A senior Bank Leumi executive said after yesterday's discussion that Terry had no complaint against the bank and the conversation was not a warning.
"The bank found no fault in the marketing of the fund and Terry made no demand to change anything. We believe the consultancy law is important and seek to review procedures to act in the best interests of the client."
But ISA chairman Moshe Terry told the Bank Leumi chiefs that if any breach of the consultancy laws had occurred, he would not hesitate to respond with all the means at his disposal.
Bank Leumi deputy CEO Yona Fogel said the bank's top executives had met with the ISA chairman in the course of the watchdog's investigation of Psagot Madadim 120.
"The bank also investigated the matter and found that the reason for the fund's success [raising money] lay in the kind of fund it is, and its investments, which suited the period in which the fund was launched. The bank examined itself again and again in compliance with the consultancy law and found that the procedures had been proper."

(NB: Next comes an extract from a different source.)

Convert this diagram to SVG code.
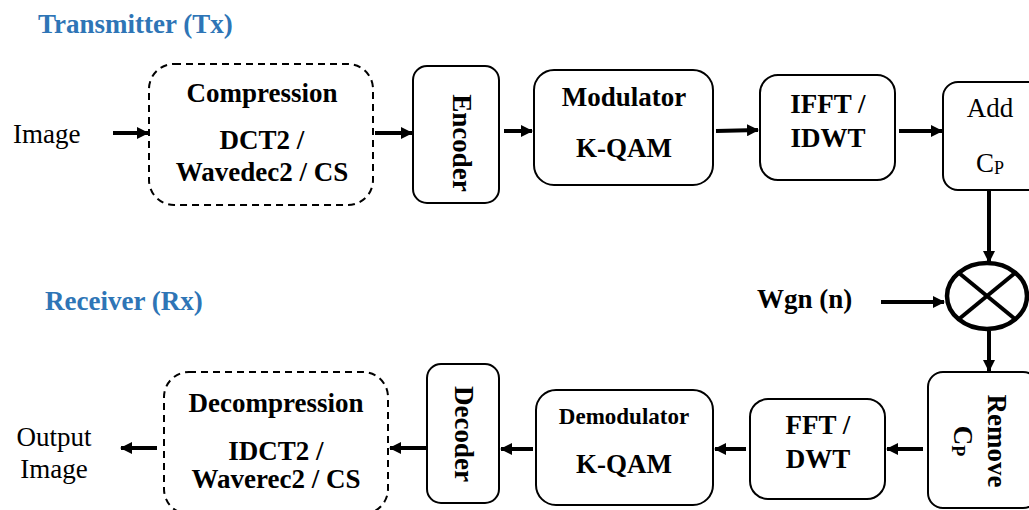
<svg xmlns="http://www.w3.org/2000/svg" width="1029" height="510" viewBox="0 0 1029 510">
<style>
.box{fill:#fff;stroke:#000;stroke-width:2}
.dash{fill:#fff;stroke:#000;stroke-width:2;stroke-dasharray:7 5}
.b{font-family:"Liberation Serif","Times New Roman",serif;font-weight:bold;font-size:27px;fill:#000}
.r{font-family:"Liberation Serif","Times New Roman",serif;font-size:27px;fill:#000}
.t{font-family:"Liberation Serif","Times New Roman",serif;font-weight:bold;font-size:27px;fill:#2E75B6}
.c{text-anchor:middle}
.s{font-size:23px}
.con line{stroke:#000;stroke-width:4;marker-end:url(#ah)}
</style>
<defs>
<marker id="ah" markerUnits="userSpaceOnUse" markerWidth="12" markerHeight="12" refX="11" refY="6" orient="auto">
<path d="M0,0 L12,6 L0,12 z" fill="#000"/>
</marker>
</defs>
<rect width="1029" height="510" fill="#fff"/>
<text class="t" x="38" y="33">Transmitter (Tx)</text>
<text class="t" x="45" y="310">Receiver (Rx)</text>
<g id="input"><text class="r" x="13" y="143">Image</text></g>
<g id="compression">
<rect class="dash" x="149" y="64" width="224" height="141" rx="25"/>
<text class="b c" x="262" y="102">Compression</text>
<text class="b c" x="262" y="149">DCT2 /</text>
<text class="b c" x="262" y="181">Wavedec2 / CS</text>
</g>
<g id="encoder">
<rect class="box" x="413" y="66" width="86" height="137" rx="14"/>
<text class="b c" x="453" y="143" transform="rotate(90 453 143)">Encoder</text>
</g>
<g id="modulator">
<rect class="box" x="534" y="70" width="179" height="115" rx="20"/>
<text class="b c" x="624" y="106">Modulator</text>
<text class="b c" x="624" y="157">K-QAM</text>
</g>
<g id="ifft">
<rect class="box" x="760" y="75" width="135" height="105" rx="18"/>
<text class="b c" x="828" y="113">IFFT /</text>
<text class="b c" x="828" y="147">IDWT</text>
</g>
<g id="addcp">
<rect class="box" x="943" y="82" width="100" height="108" rx="15"/>
<text class="r c" x="990" y="117">Add</text>
<text class="r c" x="990" y="172">C<tspan font-size="18" dy="2">P</tspan></text>
</g>
<g id="mixer">
<ellipse cx="987" cy="296" rx="40" ry="33" fill="#fff" stroke="#000" stroke-width="4.5"/>
<line x1="958.7" y1="272.7" x2="1015.3" y2="319.3" stroke="#000" stroke-width="4"/>
<line x1="1015.3" y1="272.7" x2="958.7" y2="319.3" stroke="#000" stroke-width="4"/>
</g>
<g id="noise"><text class="b" x="757" y="308">Wgn (n)</text></g>
<g id="removecp">
<rect class="box" x="928" y="372" width="110" height="136" rx="15"/>
<text class="b c" x="988" y="441" transform="rotate(90 988 441)">Remove</text>
<text class="b c" x="954" y="441" transform="rotate(90 954 441)">C<tspan font-size="18" dy="2">P</tspan></text>
</g>
<g id="fft">
<rect class="box" x="750" y="399" width="135" height="100" rx="18"/>
<text class="b c" x="818" y="434">FFT /</text>
<text class="b c" x="818" y="468">DWT</text>
</g>
<g id="demodulator">
<rect class="box" x="536" y="390" width="177" height="115" rx="20"/>
<text class="b c s" x="624" y="424">Demodulator</text>
<text class="b c" x="624" y="473">K-QAM</text>
</g>
<g id="decoder">
<rect class="box" x="427" y="364" width="72" height="139" rx="14"/>
<text class="b c" x="455" y="434" transform="rotate(90 455 434)">Decoder</text>
</g>
<g id="decompression">
<rect class="dash" x="164" y="372" width="224" height="142" rx="25"/>
<text class="b c" x="276" y="412">Decompression</text>
<text class="b c" x="276" y="460">IDCT2 /</text>
<text class="b c" x="276" y="488">Waverec2 / CS</text>
</g>
<g id="output">
<text class="r c" x="54" y="446">Output</text>
<text class="r c" x="54" y="478">Image</text>
</g>
<g id="connectors" class="con">
<line x1="113" y1="133" x2="148" y2="133"/>
<line x1="375" y1="133" x2="412" y2="133"/>
<line x1="504" y1="131" x2="532" y2="131"/>
<line x1="716" y1="131" x2="758" y2="130"/>
<line x1="899" y1="131" x2="942" y2="131"/>
<line x1="989" y1="191" x2="989" y2="262"/>
<line x1="881" y1="302" x2="944" y2="302"/>
<line x1="989" y1="331" x2="989" y2="371"/>
<line x1="923" y1="449" x2="887" y2="449"/>
<line x1="746" y1="449" x2="715" y2="449"/>
<line x1="533" y1="449" x2="501" y2="449"/>
<line x1="426" y1="448" x2="390" y2="448"/>
<line x1="157" y1="448" x2="121" y2="448"/>
</g>
</svg>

Bank Leumi holds itself faultless in this respect, Fogel said, and will continue to comply with the law.
In the meeting with Maor and Raff, Terry said the extraordinary events surrounding Psagot Madadim 120 could not be ignored. Maor and Raff presented Terry with documents that they claimed indicated the good judgment of investors choosing the fund.
Psagot Madadim 120 was launched in mid-June, and broke the fundraising record in Israel's mutual fund industry. It specializes in CPI-linked Galil bonds. When news of its fundraising hit the press, some experts said it would have to buy over NIS 2 billion worth of Galil bonds to meet the terms of its prospectus.
The experts also cast doubt on the wisdom of investing in Psagot Madadim 120, saying Galil yields were past their peak and shekel deposits would generate more. Terry told the Bank Leumi chiefs to make every effort possible to ensure the bank clerks are aware of the consultancy law's restrictions.
Bank Leumi believes the conversation is the end of the matter because if the Securities Authority had any suspicions against the bank, it would not have summoned Maor and Raff for an open discussion. But the bank refused to say if it plans any changes in future procedures.
The authority also declined to explain its behavior in the matter or say if it believes the bank violated the law or if yesterday's conversation was its last planned action on the matter.